On the challenges of spoken language identification in a live setting…..
* Lá Fheile Pádraig – St Patricks Day
The current President of Ireland (Úachtarán Na hEireann) is a poet, university lecturer and former senator from Galway named Michael D. Higgins.
On the Irish national holiday on March 17th, he delivered his annual address in Irish, the national and first official language of the Irish State.
This address was uploaded to YouTube, for which the automatic captions were provided using automatic speech recognition (ASR). YouTube has been providing this service for a number of years now, and although the results are not always stellar, they provide useful input for content-based video indexing, topic modelling and other natural language processing techniques where a non-word-for-word transcription is sufficient.
Of course, the YouTube subtitling ASR system used was an English language one, which resulted in subtitles such as:
s a Lolla pottery longer talk to me to Kayla
which should have been:
“Is é Lá ‘le Pádraig an lá go dtagaimid le chéile…”
St Patricks Day is the day that we come together.
And the rather more embarrassing:
cock merely she can’t play in his scaly
which actually reads:
“…imirceach míle sé chéad bliain ó shin…”
Immigrants one thousand six hundred years ago
Spoken language recognition is a trickier beast than the written-language counterpart, although the technology is in existence and no doubt used for more nefarious purposes than this one, but whether having this technology in the pipeline for YouTube uploads may not be a question for today’s post.
As far as I am aware, Google does not currently deploy an Irish-language ASR system at all, although their Google Translate offering for Irish is not bad (At least in the Irish-English direction), if maybe not fit for official purposes. Official documentation of the Irish state, and also a subset of EU documentation must by law be translated into Irish.
Furthermore with regard to Irish-language speech recognition in general, there does not appear to be any great interest in academic circles either, alluded to by Judge et. al. (2012) who note:
“In the area of automated speech recognition there has been no development to date for Irish, however many of the resources which have been developed for synthesis are also crucial for speech recognition and to this extent the foundations for this aspect of technological development are being laid”

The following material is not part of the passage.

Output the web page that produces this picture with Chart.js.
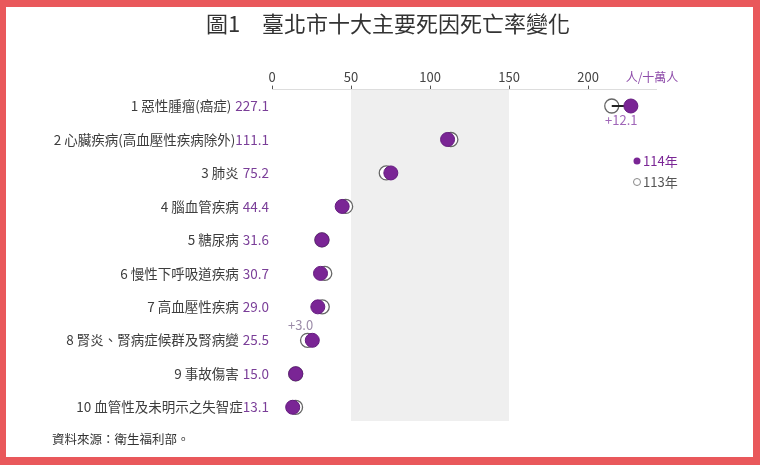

As the language is currently only spoken on a daily basis by an ever-dwindling number of people, the demand for such a system could be rather low. Although there are plenty of Irish language recordings in the wild which could be used in the process of creation, the difference in dialects and pronunciation from the different regions where Irish is still spoken could make training an ASR system difficult, however preserving the language through digitisation and creation of these system could be a very valid step in the preservation of the language. The Phonetics and Speech Laboratory at TCD also has extensive experience in Irish language technology systems although synthesis is the prevailing modality here also.
So cad a cheapann tú (what do you reckon) Google? Maybe by next Paddy’s Day, you could train up a small Irish-language speech recognition system and give Michael D. the subtitling he deserves!
Either that or upload a manual translation in advance, but sure where’s the fun in that.
Is maith an scéalaí an aimsir.
(lit) Time is a good storyteller.
Time will tell.
John Judge, Ailbhe Ní Chasaide, Rose Ní Dhubhda, Kevin P. Scannell, and Elaine Uí Dhonnchadha. An Ghaeilge sa Ré Dhigiteach – The Irish Language in the Digital Age. META-NET White Paper Series: Europe’s Languages in the Digital Age. Springer, Heidelberg, New York, Dordrecht, London, September 2012. Georg Rehm and Hans Uszkoreit (series editors)